Dalam aturan tersebut, HGBT diberikan berdasarkan pemanfaatan gas bumi sebagai bahan bakar sebesar US$7 per MMBtu (million British thermal unit) dan untuk bahan baku sebesar US$6,5 per MMBtu.
Terdapat tujuh sektor penerima harga gas bumi tertentu yaitu pupuk, petrokimia, oleokimia, baja, keramik, kaca, dan sarung tangan karet. Kendati demikian, sejumlah industri mengaku tak mendapatkan alokasi sesuai yang diberikan.
Untuk itu, HKI menilai kebijakan HGBT ini sangat penting karena jika gas dalam negeri tidak dapat memasok industri nasional dengan harga murah, maka pihaknya mendorong pemerintah untuk membuka keran impor gas.
"Kami harap negara hadir untuk bisa membantu kesulitan industri kami untuk pasokan gas dan kita berharap bisa tetap membuka, sesuai dengan apa yang disampaikan Wamen ESDM [Yuliot Tanjung] pada acara Munas HKI yaitu impor gas dapat dilakukan apabila kebutuhan dalam negeri sangat mendesak," jelasnya.
Apabila opsi impor gas oleh pelaku usaha HKI tidak bisa diberikan, maka pihaknya mendesak pemerintah agar memberikan HGBT sesuai dengan harga dan kuota yang telah ditetapkan dalam Kepmen tersebut.
Sebelumnya, perusahaan asal Korea Selatan yang berinvestasi di Kawasan Industri Terpadu Batang (KITB) mengungkap tantangan saat mengoperasikan pabrikan di Indonesia, salah satunya persoalan harga gas.
Direktur Government and Public Affairs KCC Glass Indonesia Arintoko Utomo mengatakan, saat pertama berencana berinvestasi di Indonesia, KCC Glass dijanjikan penyewaan lahan dengan izin 80 tahun dan fasilitas lengkap, termasuk HGBT US$6 per MMBtu. Kendati demikian, realisasi saat ini dinilai sangat berbeda.

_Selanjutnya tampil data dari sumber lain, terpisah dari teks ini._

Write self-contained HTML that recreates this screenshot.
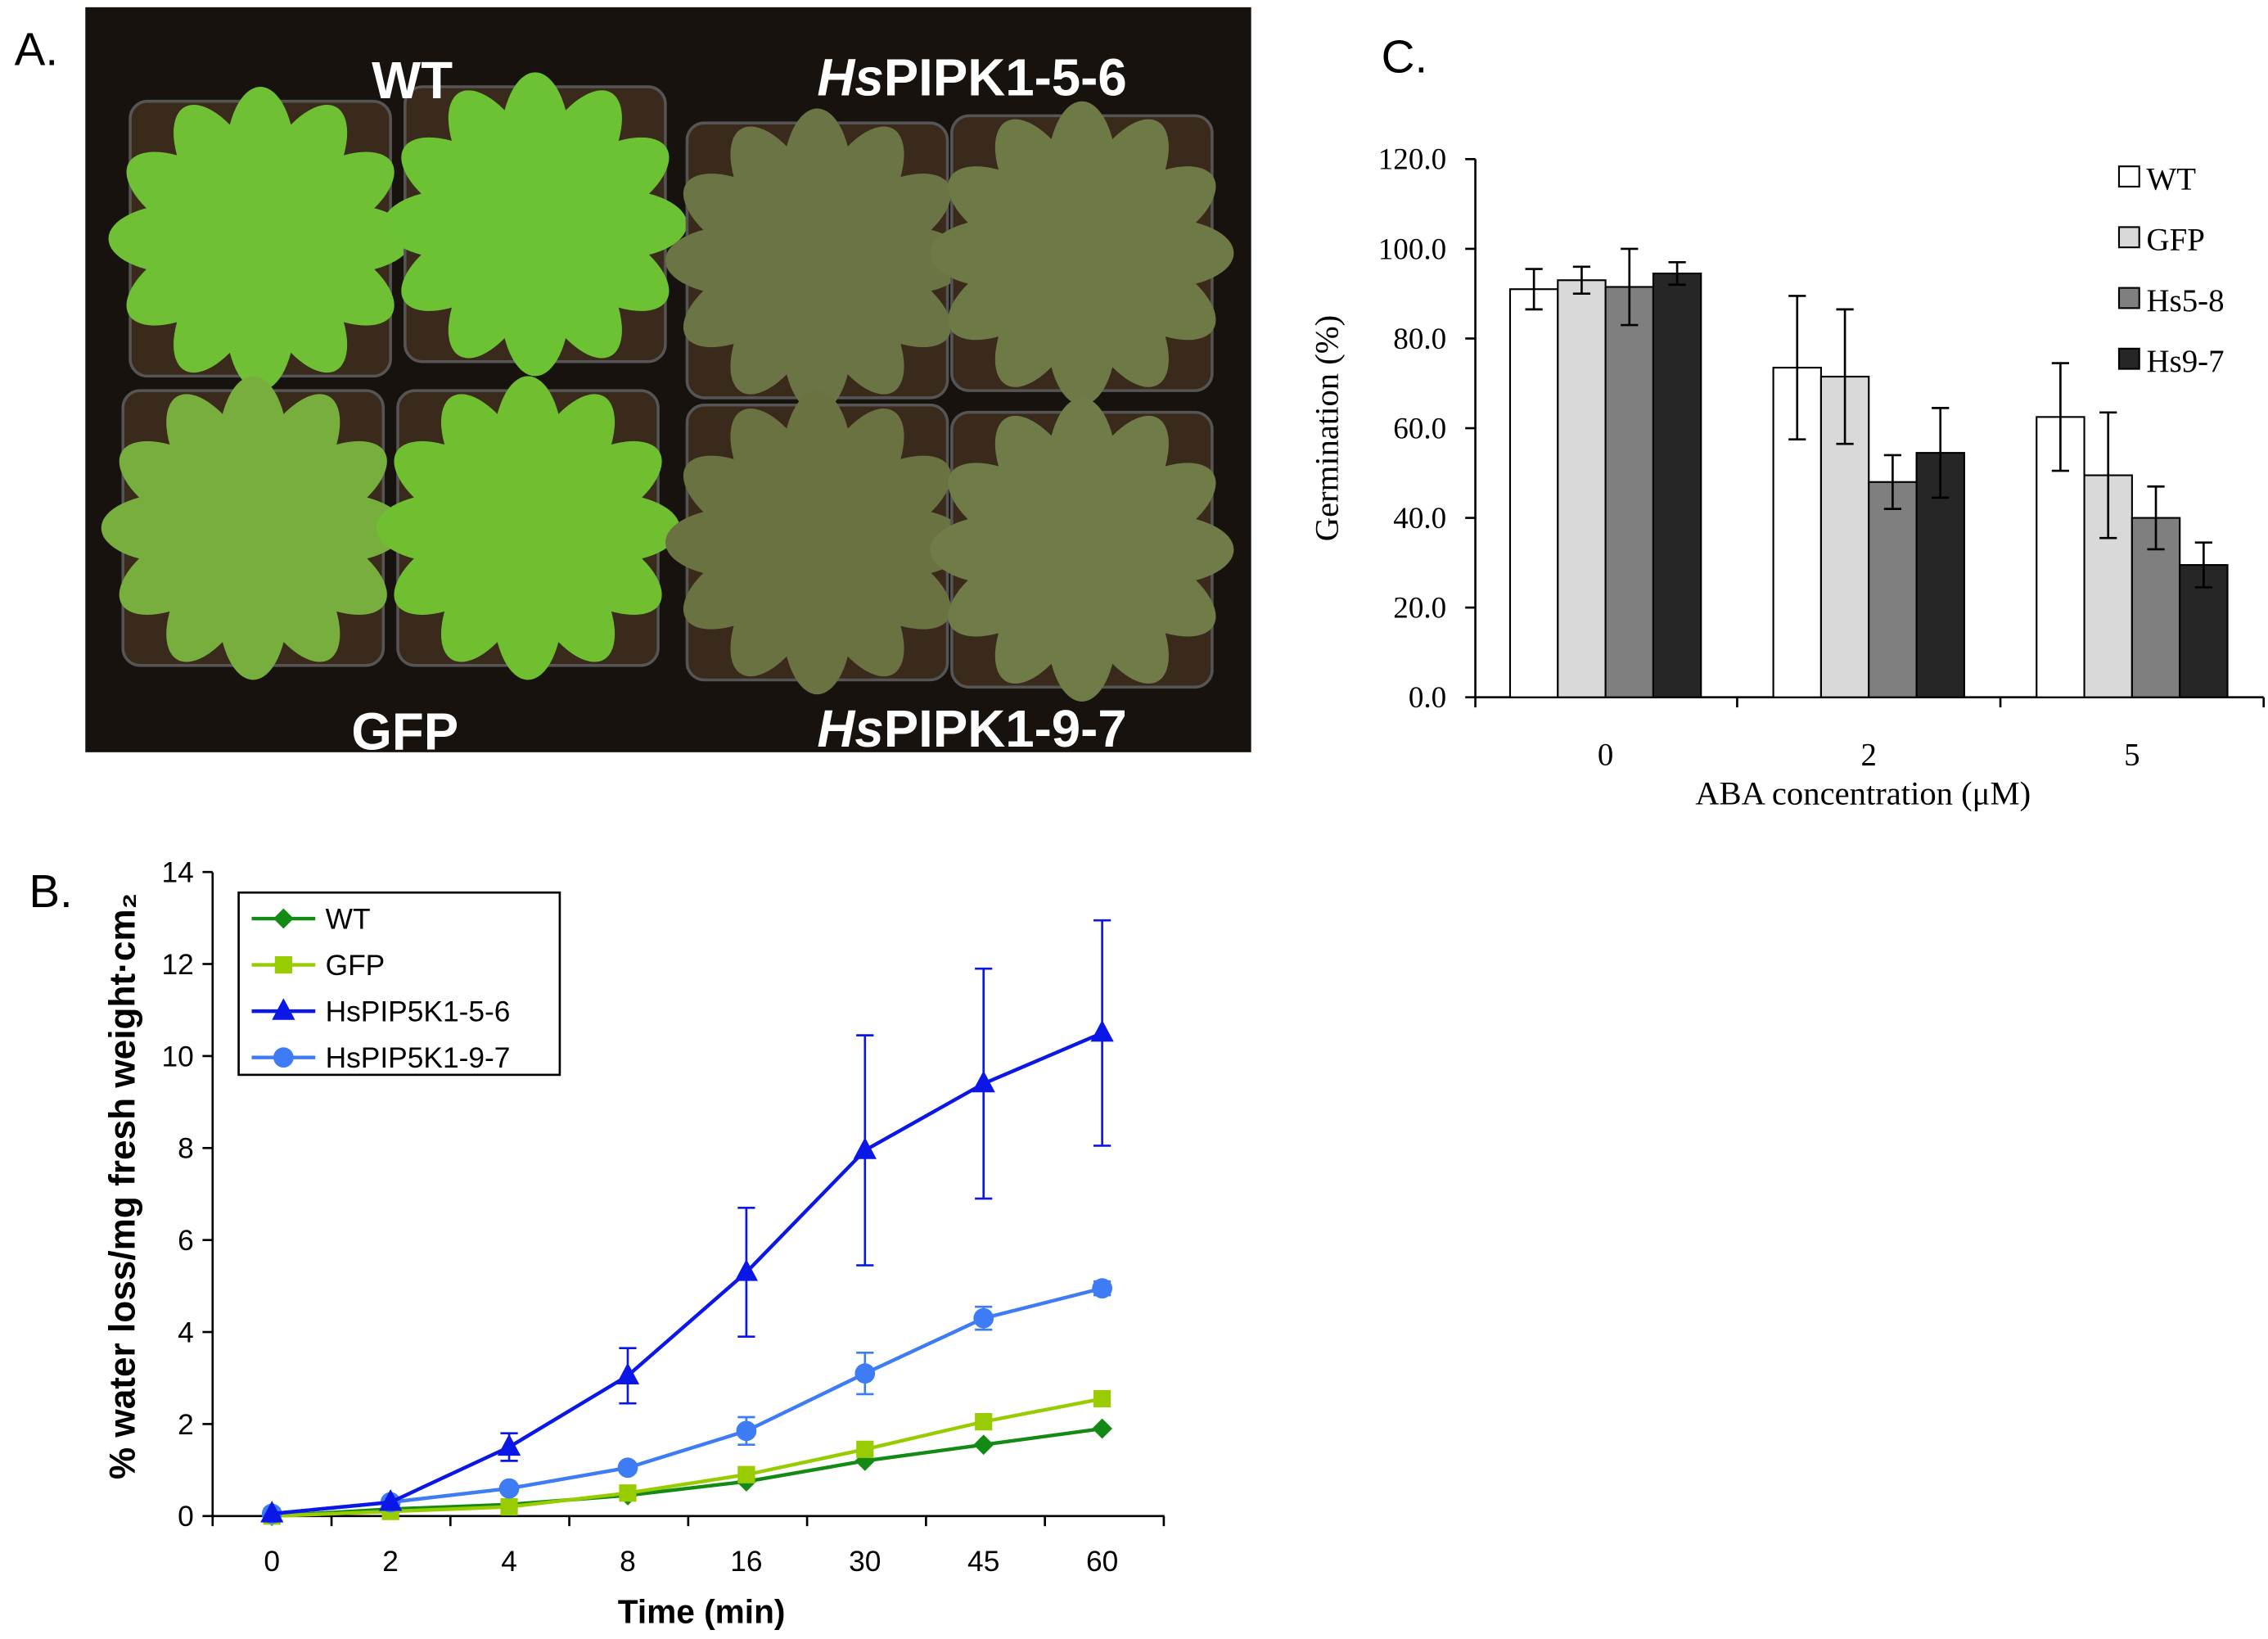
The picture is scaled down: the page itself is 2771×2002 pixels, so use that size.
<!DOCTYPE html>
<html><head><meta charset="utf-8"><style>
html,body{margin:0;padding:0;background:#fff;}
svg{display:block;}
</style></head><body>
<svg id="fig" width="2771" height="2002" viewBox="0 0 1568 1133" preserveAspectRatio="none" xmlns="http://www.w3.org/2000/svg">
<g id="panelA">
<text x="10" y="45" font-family="Liberation Sans, sans-serif" font-size="32">A.</text>
<rect x="59" y="5" width="806" height="515" fill="#17120e"/>
<g id="pots"></g>
<text x="285" y="68" fill="#fff" font-family="Liberation Sans, sans-serif" font-weight="bold" font-size="36" text-anchor="middle">WT</text>
<text x="672" y="66" fill="#fff" font-family="Liberation Sans, sans-serif" font-weight="bold" font-size="36" text-anchor="middle"><tspan font-style="italic">Hs</tspan>PIPK1-5-6</text>
<text x="280" y="518" fill="#fff" font-family="Liberation Sans, sans-serif" font-weight="bold" font-size="36" text-anchor="middle">GFP</text>
<text x="672" y="516" fill="#fff" font-family="Liberation Sans, sans-serif" font-weight="bold" font-size="36" text-anchor="middle"><tspan font-style="italic">Hs</tspan>PIPK1-9-7</text>
</g>
<g id="panelB" font-family="Liberation Sans, sans-serif"></g>
<g id="panelC" font-family="Liberation Serif, serif"></g>
</svg>
<script>
const NS='http://www.w3.org/2000/svg';
function mk(parent,tag,attrs,text){const e=document.createElementNS(NS,tag);for(const k in attrs)e.setAttribute(k,attrs[k]);if(text!==undefined)e.textContent=text;parent.appendChild(e);return e;}

// ---------- Panel A pots ----------
const pots=document.getElementById('pots');
const potCenters=[[180,165,'#6fc034'],[370,155,'#6cc232'],[565,180,'#6b7444'],[748,175,'#6d7a46'],[175,365,'#78ae3e'],[365,365,'#6fbf30'],[565,375,'#6a7242'],[748,380,'#6f7c48']];
potCenters.forEach(p=>{
  const g=mk(pots,'g',{});
  
  
  mk(g,'rect',{x:p[0]-90,y:p[1]-95,width:180,height:190,rx:12,fill:'#3a2a1c',stroke:'#555',"stroke-width":2});
  for(let i=0;i<12;i++){const a=i*Math.PI/6;const cx=p[0]+Math.cos(a)*55,cyy=p[1]+Math.sin(a)*55;mk(g,'ellipse',{cx:cx,cy:cyy,rx:50,ry:24,transform:`rotate(${i*30} ${cx} ${cyy})`,fill:p[2]});}
  mk(g,'circle',{cx:p[0],cy:p[1],r:50,fill:p[2]});
});

// ---------- Panel B ----------
const bCats=['0','2','4','8','16','30','45','60'];
const bYTicks=[0,2,4,6,8,10,12,14];
const wtVals=[0,0.15,0.25,0.45,0.75,1.2,1.55,1.9];
const gfpVals=[0,0.1,0.2,0.5,0.9,1.45,2.05,2.55];
const hs56Vals=[0.05,0.3,1.5,3.05,5.3,7.95,9.4,10.5];
const hs56Err=[0,0,0.3,0.6,1.4,2.5,2.5,2.45];
const hs97Vals=[0.05,0.3,0.6,1.05,1.85,3.1,4.3,4.95];
const hs97Err=[0,0,0,0.1,0.3,0.45,0.25,0.15];
const B=document.getElementById('panelB');
const bx=i=>188+i*82, by=v=>1048-v*31.8;
mk(B,'text',{x:20,y:627,"font-size":32,},'B.');
mk(B,'line',{x1:147,y1:603,x2:147,y2:1048,stroke:'#000',"stroke-width":1.5,});
mk(B,'line',{x1:147,y1:1048,x2:805,y2:1048,stroke:'#000',"stroke-width":1.5,});
bYTicks.forEach(t=>{
  mk(B,'line',{x1:140,y1:by(t),x2:147,y2:by(t),stroke:'#000',"stroke-width":1.5});
  const e=mk(B,'text',{x:134,y:by(t)+7,"font-size":20,"text-anchor":'end'},t);
  
  
});
for(let i=0;i<=8;i++){const x=147+i*82.2;mk(B,'line',{x1:x,y1:1048,x2:x,y2:1055,stroke:'#000',"stroke-width":1.5});}
bCats.forEach((c,i)=>{
  const e=mk(B,'text',{x:bx(i),y:1086,"font-size":20,"text-anchor":'middle'},c);
  
  
});
mk(B,'text',{x:485,y:1122,"font-size":23,"font-weight":'bold',"text-anchor":'middle',},'Time (min)');
mk(B,'text',{x:0,y:0,"font-size":25,"font-weight":'bold',"text-anchor":'middle',transform:'translate(93,820) rotate(-90)',},'%  water loss/mg fresh weight·cm\u2082');
function marker(g,shape,x,y,col){
  if(shape==='d')mk(g,'polygon',{points:`${x},${y-7} ${x+7},${y} ${x},${y+7} ${x-7},${y}`,fill:col});
  else if(shape==='s')mk(g,'rect',{x:x-6,y:y-6,width:12,height:12,fill:col});
  else if(shape==='t')mk(g,'polygon',{points:`${x},${y-9} ${x+8},${y+6} ${x-8},${y+6}`,fill:col});
  else mk(g,'circle',{cx:x,cy:y,r:7,fill:col});
}
const series=[[wtVals,null,'#138a13','d','wt'],[gfpVals,null,'#99cc00','s','gfp'],[hs97Vals,hs97Err,'#3d7cf5','c','hspip5k1-9-7'],[hs56Vals,hs56Err,'#0b17e6','t','hspip5k1-5-6']];
series.forEach(s=>{
  const g=mk(B,'g',{});
  
  
  if(s[1])s[0].forEach((v,i)=>{if(s[1][i]>0){const x=bx(i);mk(g,'line',{x1:x,y1:by(v-s[1][i]),x2:x,y2:by(v+s[1][i]),stroke:s[2],"stroke-width":1.5});[v-s[1][i],v+s[1][i]].forEach(w=>mk(g,'line',{x1:x-6,y1:by(w),x2:x+6,y2:by(w),stroke:s[2],"stroke-width":1.5}));}});
  mk(g,'polyline',{points:s[0].map((v,i)=>bx(i)+','+by(v)).join(' '),fill:'none',stroke:s[2],"stroke-width":2.5});
  s[0].forEach((v,i)=>marker(g,s[3],bx(i),by(v),s[2]));
});
const lg=mk(B,'g',{});
mk(lg,'rect',{x:165,y:617,width:222,height:126,fill:'#fff',stroke:'#000',"stroke-width":1.5});
[['WT','#138a13','d'],['GFP','#99cc00','s'],['HsPIP5K1-5-6','#0b17e6','t'],['HsPIP5K1-9-7','#3d7cf5','c']].forEach((l,i)=>{
  const y=635+i*32;
  const e=mk(lg,'g',{});
  
  
  mk(e,'line',{x1:174,y1:y,x2:218,y2:y,stroke:l[1],"stroke-width":2.5});
  marker(e,l[2],196,y,l[1]);
  mk(e,'text',{x:225,y:y+7,"font-size":20},l[0]);
});

// ---------- Panel C ----------
const cCats=['0','2','5'];
const cYTicks=[0,20,40,60,80,100,120];
const cWT=[91,73.5,62.5], cWTe=[4.5,16,12];
const cGFP=[93,71.5,49.5], cGFPe=[3,15,14];
const cHs58=[91.5,48,40], cHs58e=[8.5,6,7];
const cHs97=[94.5,54.5,29.5], cHs97e=[2.5,10,5];
const C=document.getElementById('panelC');
const cy=v=>482-v*3.1, gx=i=>1110+i*182;
mk(C,'text',{x:955,y:50,"font-size":32,"font-family":'Liberation Sans, sans-serif',},'C.');
mk(C,'line',{x1:1020,y1:110,x2:1020,y2:482,stroke:'#000',"stroke-width":1.5,});
mk(C,'line',{x1:1020,y1:482,x2:1565,y2:482,stroke:'#000',"stroke-width":1.5,});
cYTicks.forEach(t=>{
  mk(C,'line',{x1:1013,y1:cy(t),x2:1020,y2:cy(t),stroke:'#000',"stroke-width":1.5});
  const e=mk(C,'text',{x:1000,y:cy(t)+7,"font-size":21,"text-anchor":'end'},t.toFixed(1));
  
  
});
[1020,1201,1383,1565].forEach(x=>mk(C,'line',{x1:x,y1:482,x2:x,y2:489,stroke:'#000',"stroke-width":1.5}));
cCats.forEach((c,i)=>{
  const e=mk(C,'text',{x:gx(i),y:529,"font-size":22,"text-anchor":'middle'},c);
  
  
});
mk(C,'text',{x:1288,y:556,"font-size":23,"text-anchor":'middle',},'ABA concentration (\u03bcM)');
mk(C,'text',{x:0,y:0,"font-size":23,"text-anchor":'middle',transform:'translate(925,296) rotate(-90)',},'Germination (%)');
const cSeries=[[cWT,cWTe,'#ffffff','wt'],[cGFP,cGFPe,'#d9d9d9','gfp'],[cHs58,cHs58e,'#7f7f7f','hs5-8'],[cHs97,cHs97e,'#262626','hs9-7']];
const bw=33;
cSeries.forEach((s,k)=>{
  s[0].forEach((v,i)=>{
    const x=gx(i)-2*bw+k*bw;
    const r=mk(C,'rect',{x:x,y:cy(v),width:bw,height:482-cy(v),fill:s[2],stroke:'#000',"stroke-width":1.2});
    
    
    const cx=x+bw/2,lo=cy(v-s[1][i]),hi=cy(v+s[1][i]);
    mk(C,'line',{x1:cx,y1:lo,x2:cx,y2:hi,stroke:'#000',"stroke-width":1.5});
    mk(C,'line',{x1:cx-6,y1:lo,x2:cx+6,y2:lo,stroke:'#000',"stroke-width":1.5});
    mk(C,'line',{x1:cx-6,y1:hi,x2:cx+6,y2:hi,stroke:'#000',"stroke-width":1.5});
  });
});
[['WT','#ffffff'],['GFP','#d9d9d9'],['Hs5-8','#7f7f7f'],['Hs9-7','#262626']].forEach((l,i)=>{
  const y=123+i*42;
  const e=mk(C,'g',{});
  
  
  mk(e,'rect',{x:1465,y:y-8,width:14,height:14,fill:l[1],stroke:'#000',"stroke-width":1.2});
  mk(e,'text',{x:1484,y:y+8,"font-size":22},l[0]);
});
</script>
</body></html>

"Tapi ternyata buat teman-teman investor di Korea ini mengagetkan. Kami tanda tangan MoU tahun 2020, sampai tahun 2024 belum dapat kepastian mengenai supply dan harga gas. Kemudian kami tanda tangan supply gas dengan PGN, yang mengejutkan adalah ternyata kami harus tanda tangan di harga yang sangat tinggi, di harga pasar," tuturnya dalam agenda seminar Munas HKI IX, beberapa waktu lalu.
Saat ini, KCC Glass mendapatkan harga gas senilai US$9,5 per MMBtu atau di atas harga yang dijanjikan sejak awal. Pihaknya mengaku sempat mendapatkan HGBT untuk 2 bulan, kemudian diperpanjang pada 4 bulan berikutnya untuk 5 tahun ke depan.
"Nah, terima kasih untuk KITB yang sudah menyediakan fasilitas pipeline-nya sehingga tepat waktu. Nah, cuma kalau dari kacamata investor ini adalah melihatnya sesuatu yang mengagetkan karena dijanjikannya bagus tapi ternyata ketika tanda tangan harganya lebih tinggi, 50% lebih tinggi dan harus memproses sendiri untuk mendapatkan janji tersebut," jelasnya.
Menurut dia, saat ini investor melihat koordinasi antarkementerian terkait kebijakan di Indonesia harus ditingkatkan guna menjaga kepercayaan investor.